The Affordable Care Act is set to face another Supreme Court challenge to its provision for no-cost prescription contraception, but unless you’re an employer that is a private company controlled by a few family members with strong religious convictions, you are unlikely to be affected.
Last November, the Supreme Court accepted seven different appeals from religious nonprofits that are trying to wash their hands of any role in providing employees with contraceptive coverage.
The issue of employers with religious objections seemed to be resolved in the 2014 Burwell v.
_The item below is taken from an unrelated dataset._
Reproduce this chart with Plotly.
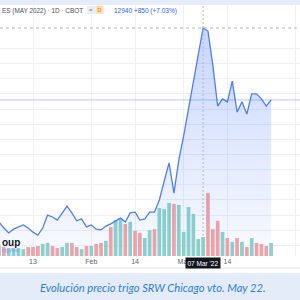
import plotly.graph_objects as go

# ---- data (trading days, Jan 3 2022 .. Apr 1 2022) ----
dates = ["2022-01-03","2022-01-04","2022-01-05","2022-01-06","2022-01-07","2022-01-10","2022-01-11","2022-01-12",
         "2022-01-13","2022-01-14","2022-01-18","2022-01-19","2022-01-20","2022-01-21","2022-01-24","2022-01-25",
         "2022-01-26","2022-01-27","2022-01-28","2022-01-31","2022-02-01","2022-02-02","2022-02-03","2022-02-04",
         "2022-02-07","2022-02-08","2022-02-09","2022-02-10","2022-02-11","2022-02-14","2022-02-15","2022-02-16",
         "2022-02-17","2022-02-18","2022-02-22","2022-02-23","2022-02-24","2022-02-25","2022-02-28","2022-03-01",
         "2022-03-02","2022-03-03","2022-03-04","2022-03-07","2022-03-08","2022-03-09","2022-03-10","2022-03-11",
         "2022-03-14","2022-03-15","2022-03-16","2022-03-17","2022-03-18","2022-03-21","2022-03-22","2022-03-23",
         "2022-03-24","2022-03-25","2022-03-28","2022-03-29","2022-03-30","2022-03-31","2022-04-01"]

close = [787, 782, 766, 753, 763, 769, 774, 766, 755, 747, 766, 800, 795, 787, 806, 824,
         806, 785, 790, 769, 774, 763, 761, 771, 777, 785, 792, 782, 806, 808, 787, 790,
         808, 808, 840, 890, 938, 858, 945, 1009, 1077, 1151, 1223, 1294, 1286, 1196, 1088, 1107,
         1099, 1154, 1072, 1099, 1067, 1120, 1120, 1107, 1088, 1104]

volume = [26, 29, 26, 23, 23, 23, 20, 26, 26, 29, 35, 38, 29, 23, 26, 38,
          38, 26, 20, 29, 29, 35, 38, 44, 84, 104, 110, 93, 99, 73, 67, 52,
          75, 78, 139, 136, 154, 151, 148, 70, 142, 122, 49, 55, 183, 78, 102, 70,
          52, 41, 52, 41, 26, 52, 38, 35, 29, 38]

direction = ["d","u","d","u","u","u","u","d","d","d","u","u","d","d","u","u",
             "d","d","u","d","u","d","d","u","d","u","u","d","u","d","d","u",
             "u","d","u","u","u","d","u","u","u","u","u","u","d","d","d","u",
             "d","u","d","u","d","u","d","d","d","u"]

tick_idx = [8, 20, 29, 39, 48, 62]
tick_text = ["13", "Feb", "14", "Mar", "14", "Apr"]

cross_idx = 43
tooltip = "07 Mar '22"
header = "ES (MAY 2022) · 1D · CBOT"
quote = "12940 +850 (+7.03%)"
caption = "Evolución precio trigo SRW Chicago vto. May 22."

# ---- figure ----
W = H = 300
def py(p):  # pixel -> paper y
    return 1 - p / H
def px(p):
    return p / W

x = list(range(len(close)))
bar_colors = ["#8fd4cb" if d == "u" else "#f6a5a3" for d in direction]

fig = go.Figure()
fig.add_trace(go.Bar(x=x, y=volume, marker=dict(color=bar_colors, line=dict(width=0)),
                     yaxis="y", hoverinfo="skip"))
fig.add_trace(go.Scatter(x=x, y=close, mode="lines", yaxis="y2",
                         line=dict(color="#4f7ef2", width=1.3),
                         fill="tozeroy",
                         fillgradient=dict(type="vertical", start=692, stop=1294,
                                           colorscale=[[0, "rgba(41,98,255,0.03)"],
                                                       [1, "rgba(41,98,255,0.26)"]]),
                         hoverinfo="skip"))

dom = [py(256), py(5)]
grid_c = "#eef1f8"
fig.update_layout(
    width=W, height=H, margin=dict(l=0, r=0, t=0, b=0),
    paper_bgcolor="white", plot_bgcolor="white", showlegend=False,
    bargap=0.24,
    font=dict(family="Liberation Sans, Arial, sans-serif"),
    xaxis=dict(range=[1.21, 62.94], domain=[0, 1], tickmode="array",
               tickvals=tick_idx, ticktext=tick_text, showgrid=True, gridcolor=grid_c,
               gridwidth=1, zeroline=False, showline=False, ticks="",
               tickfont=dict(size=7, color="#5d606b"), ticklabelstandoff=0),
    yaxis=dict(domain=dom, range=[0, 251 * 2.9], showgrid=False, showticklabels=False,
               zeroline=False),
    yaxis2=dict(overlaying="y", range=[692.08, 1354.7], showticklabels=False,
                tickmode="array", tickvals=list(range(720, 1241, 40)),
                showgrid=True, gridcolor=grid_c, zeroline=False),
)

shapes = []
# last price line
shapes.append(dict(type="line", xref="paper", yref="y2", x0=0, x1=1, y0=close[-1], y1=close[-1],
                   line=dict(color="rgba(41,98,255,0.35)", width=1)))
# crosshair
shapes.append(dict(type="line", xref="paper", yref="y2", x0=0, x1=1,
                   y0=close[cross_idx], y1=close[cross_idx],
                   line=dict(color="#b2b5be", width=1, dash="3px,3px")))
shapes.append(dict(type="line", xref="x", yref="paper", x0=cross_idx, x1=cross_idx,
                   y0=dom[0], y1=dom[1], line=dict(color="#b2b5be", width=1, dash="2px,2px")))
# page chrome
shapes.append(dict(type="rect", xref="paper", yref="paper", x0=0, x1=1, y0=py(5), y1=1,
                   fillcolor="#e3ecf8", line=dict(width=0)))
shapes.append(dict(type="line", xref="paper", yref="paper", x0=0, x1=1, y0=py(268), y1=py(268),
                   line=dict(color="#e0e3eb", width=1)))
shapes.append(dict(type="rect", xref="paper", yref="paper", x0=0, x1=1, y0=0, y1=py(273),
                   fillcolor="#e3ecf8", line=dict(width=0)))
# badge pill
shapes.append(dict(type="rect", xref="paper", yref="paper", x0=px(87), x1=px(104), y0=py(14), y1=py(6),
                   fillcolor="#eceef2", line=dict(width=0)))
fig.update_layout(shapes=shapes)

ann = []
ann.append(dict(text=header, xref="paper", yref="paper", x=px(0), y=py(10.5), xanchor="left",
                yanchor="middle", showarrow=False, font=dict(size=6.4, color="#4a4d57")))
ann.append(dict(text="=", xref="paper", yref="paper", x=px(91), y=py(10), xanchor="center",
                yanchor="middle", showarrow=False, font=dict(size=6, color="#787b86")))
ann.append(dict(text="D", xref="paper", yref="paper", x=px(99.5), y=py(10), xanchor="center",
                yanchor="middle", showarrow=False, bgcolor="#ffd9a6", borderpad=0.5,
                font=dict(size=5.5, color="#f57c00")))
ann.append(dict(text=quote, xref="paper", yref="paper", x=px(112), y=py(10.5), xanchor="left",
                yanchor="middle", showarrow=False, font=dict(size=6.5, color="#2962ff")))
ann.append(dict(text=tooltip, xref="x", yref="paper", x=cross_idx, y=py(262.5), xanchor="center",
                yanchor="middle", showarrow=False, bgcolor="#131722", borderpad=1.5,
                font=dict(size=6.5, color="white")))
ann.append(dict(text="<b>oup</b>", xref="paper", yref="paper", x=px(0), y=py(242), xanchor="left",
                yanchor="middle", showarrow=False, font=dict(size=10, color="#131722")))
ann.append(dict(text="ingView", xref="paper", yref="paper", x=px(0), y=py(250), xanchor="left",
                yanchor="middle", showarrow=False, font=dict(size=5, color="#8a94f0")))
ann.append(dict(text="<i>" + caption + "</i>", xref="paper", yref="paper", x=px(153), y=py(287),
                xanchor="center", yanchor="middle", showarrow=False,
                font=dict(size=11.2, color="#2f7fd1", family="Lato, Open Sans, sans-serif")))
fig.update_layout(annotations=ann)

fig.write_html("out.html")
Hobby Lobby Stores Inc. case, which gave those employers a way to opt out, but it also left many unanswered questions, said Tim Verrall, a shareholder at the law firm Ogletree, Deakins, Nash, Smoak & Stewart.
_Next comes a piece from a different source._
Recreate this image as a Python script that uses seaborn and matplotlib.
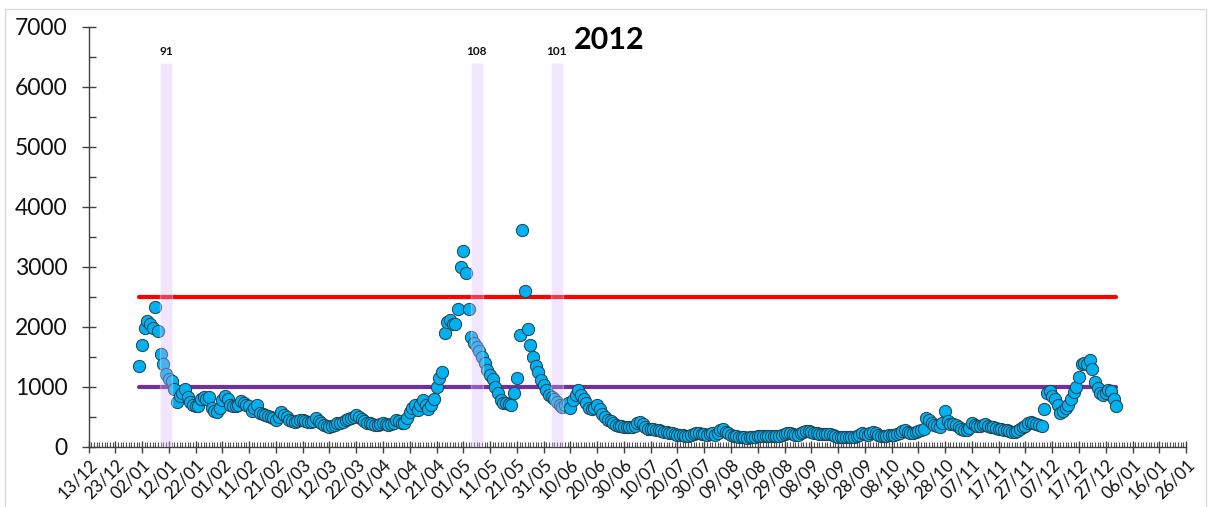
import pandas as pd
import seaborn as sns
import matplotlib.pyplot as plt
import matplotlib.dates as mdates
from matplotlib.patches import Rectangle
from matplotlib.ticker import MultipleLocator, FixedLocator

# daily values 2012
jan = [1350, 1690, 1980, 2100, 2050, 1970, 2330, 1930, 1540, 1370, 1210, 1130, 1090, 960, 740, 850,
       900, 960, 830, 750, 700, 680, 670, 790, 820, 800, 820, 650, 600, 570, 640]
feb = [780, 840, 800, 700, 680, 675, 700, 760, 720, 690, 675, 600, 640, 690, 560, 540, 525, 510, 500,
       470, 445, 500, 580, 530, 500, 445, 430, 415, 420]
mar = [440, 440, 425, 415, 410, 430, 470, 430, 390, 360, 340, 330, 345, 360, 385, 400, 415, 440, 460,
       470, 500, 525, 490, 455, 420, 390, 385, 370, 358, 360, 380]
apr = [390, 370, 360, 380, 400, 440, 420, 400, 385, 470, 580, 640, 690, 610, 700, 775, 700, 620, 700,
       790, 1000, 1140, 1250, 1890, 2080, 2110, 2040, 2050, 2290, 3000]
may = [3260, 2900, 2290, 1830, 1720, 1660, 1600, 1500, 1390, 1280, 1190, 1120, 1000, 890, 780, 730,
       720, 710, 700, 890, 1140, 1860, 3610, 2590, 1960, 1690, 1500, 1340, 1250, 1110, 1030]
jun = [940, 860, 830, 800, 750, 700, 665, 690, 720, 640, 775, 860, 940, 860, 800, 720, 650, 620, 640,
       690, 620, 550, 500, 440, 420, 400, 360, 340, 340, 330]
jul = [320, 320, 320, 350, 390, 410, 380, 330, 300, 300, 290, 280, 275, 260, 250, 240, 230, 220, 210,
       200, 190, 185, 180, 175, 190, 210, 230, 225, 215, 210, 200]
aug = [210, 220, 200, 230, 270, 290, 250, 230, 200, 180, 170, 163, 160, 155, 150, 155, 153, 160, 170,
       175, 175, 175, 180, 170, 175, 180, 175, 190, 210, 230, 230]
sep = [210, 190, 200, 220, 240, 260, 255, 240, 230, 220, 215, 210, 205, 210, 205, 190, 175, 160, 153,
       155, 165, 160, 160, 165, 175, 200, 230, 215, 195, 230]
oct_ = [245, 220, 195, 180, 175, 175, 185, 190, 195, 210, 230, 260, 275, 250, 230, 220, 240, 260, 275,
        300, 470, 440, 390, 360, 340, 320, 400, 600, 420, 380, 370]
nov = [360, 330, 300, 280, 275, 310, 390, 360, 340, 350, 360, 370, 350, 330, 320, 310, 300, 290, 280,
       275, 260, 250, 245, 260, 290, 330, 350, 390, 410, 400]
dec = [380, 360, 345, 620, 900, 920, 850, 790, 700, 560, 600, 650, 690, 800, 910, 1000, 1160, 1380,
       1400, 1380, 1440, 1300, 1080, 970, 900, 860, 900, 940, 930, 790, 670]

limits = [2500, 1000]
limit_colors = ['#FF0000', '#7030A0']

band_dates = ['2012-01-11', '2012-05-06', '2012-06-05']
band_labels = ['91', '108', '101']
band_height = 6400

title = '2012'

values = jan + feb + mar + apr + may + jun + jul + aug + sep + oct_ + nov + dec
days = pd.date_range('2012-01-01', '2012-12-31', freq='D')
df = pd.DataFrame({'date': days, 'value': values})

sns.set_theme(style='white')
plt.rcParams['font.family'] = ['Lato', 'DejaVu Sans']

fig = plt.figure(figsize=(12.11, 5.07), dpi=100)
ax = fig.add_axes([0.0731, 0.1193, 0.9063, 0.8280])

# threshold lines
for lim, col in zip(limits, limit_colors):
    ax.plot([days[0], days[-1]], [lim, lim], color=col, lw=3, solid_capstyle='round', zorder=2)

sns.scatterplot(data=df, x='date', y='value', s=78, color='#00B0F0', edgecolor='#22404F',
                linewidth=0.7, zorder=3, ax=ax, legend=False)

# highlighted days
bdates = pd.to_datetime(band_dates)
ax.bar(bdates, [band_height] * len(bdates), width=4.4, color='#D9B3FF', alpha=0.32, zorder=4)
for d, lab in zip(bdates, band_labels):
    ax.annotate(lab, (d, band_height), xytext=(0, 4), textcoords='offset points',
                ha='center', va='bottom', fontsize=8.5, fontweight='bold', color='#111111')

fig.text(609 / 1211, 1 - 40 / 507, title, ha='center', va='center', fontsize=22,
         fontweight='bold', color='black')

# axes
xticks = pd.date_range('2011-12-13', '2013-01-26', freq='10D')
ax.set_xlim(xticks[0], xticks[-1])
ax.set_ylim(0, 7000)
ax.xaxis.set_major_locator(FixedLocator(mdates.date2num(xticks)))
ax.xaxis.set_minor_locator(mdates.DayLocator())
ax.set_xticklabels([t.strftime('%d/%m') for t in xticks])
ax.yaxis.set_major_locator(MultipleLocator(1000))
ax.yaxis.set_minor_locator(MultipleLocator(500))
ax.set_xlabel('')
ax.set_ylabel('')

for s in ['top', 'right']:
    ax.spines[s].set_visible(False)
for s in ['left', 'bottom']:
    ax.spines[s].set_color('#404040')
    ax.spines[s].set_linewidth(1)

ax.tick_params(axis='y', which='major', left=True, direction='inout', length=10, width=1,
               color='#404040', labelsize=16.5, pad=10, labelcolor='#111111')
ax.tick_params(axis='y', which='minor', left=True, direction='in', length=5, width=1, color='#404040')
ax.tick_params(axis='x', which='major', bottom=True, direction='inout', length=8, width=1,
               color='#404040', labelsize=12.5, pad=3, labelcolor='#111111')
ax.tick_params(axis='x', which='minor', bottom=True, direction='in', length=3.5, width=0.8, color='#505050')
plt.setp(ax.get_xticklabels(), rotation=45, ha='right', rotation_mode='anchor')

fig.patches.append(Rectangle((5 / 1211, -0.01), 1201 / 1211, 1 - 9 / 507 + 0.01,
                             transform=fig.transFigure, fill=False, ec='#D9D9D9', lw=1))

fig.savefig('out.png', dpi=100)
Employers with religious objections can submit a form stating their beliefs and let a third party cover the costs. But the group behind the most recent challenge has argued that even the act of filling out the form implicates them in a sin. They want to be covered by a blanket exemption that the government extends to churches.
“They believe that it’s like pushing a button that opens up a machine that give contraception to employees,” Verrall said. “The case is not about challenging the ACA as much as it is about religious freedom and whether filling out a form is burdening your exercise of religion.”
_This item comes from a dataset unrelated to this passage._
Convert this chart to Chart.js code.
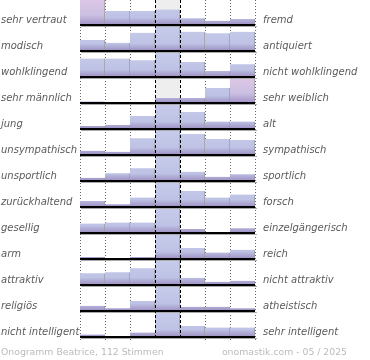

It’s an interesting case that gets a lot of press, but it isn’t going to affect many employers, according to Verrall.
“If you’re not an employer that is either a church, closely related to a church, or if you’re a not-for-profit company that is held by people who are related and have strong religious beliefs, this isn’t going to mean a whole lot to you,” he said.
A decision is expected before the end of the court’s session in June.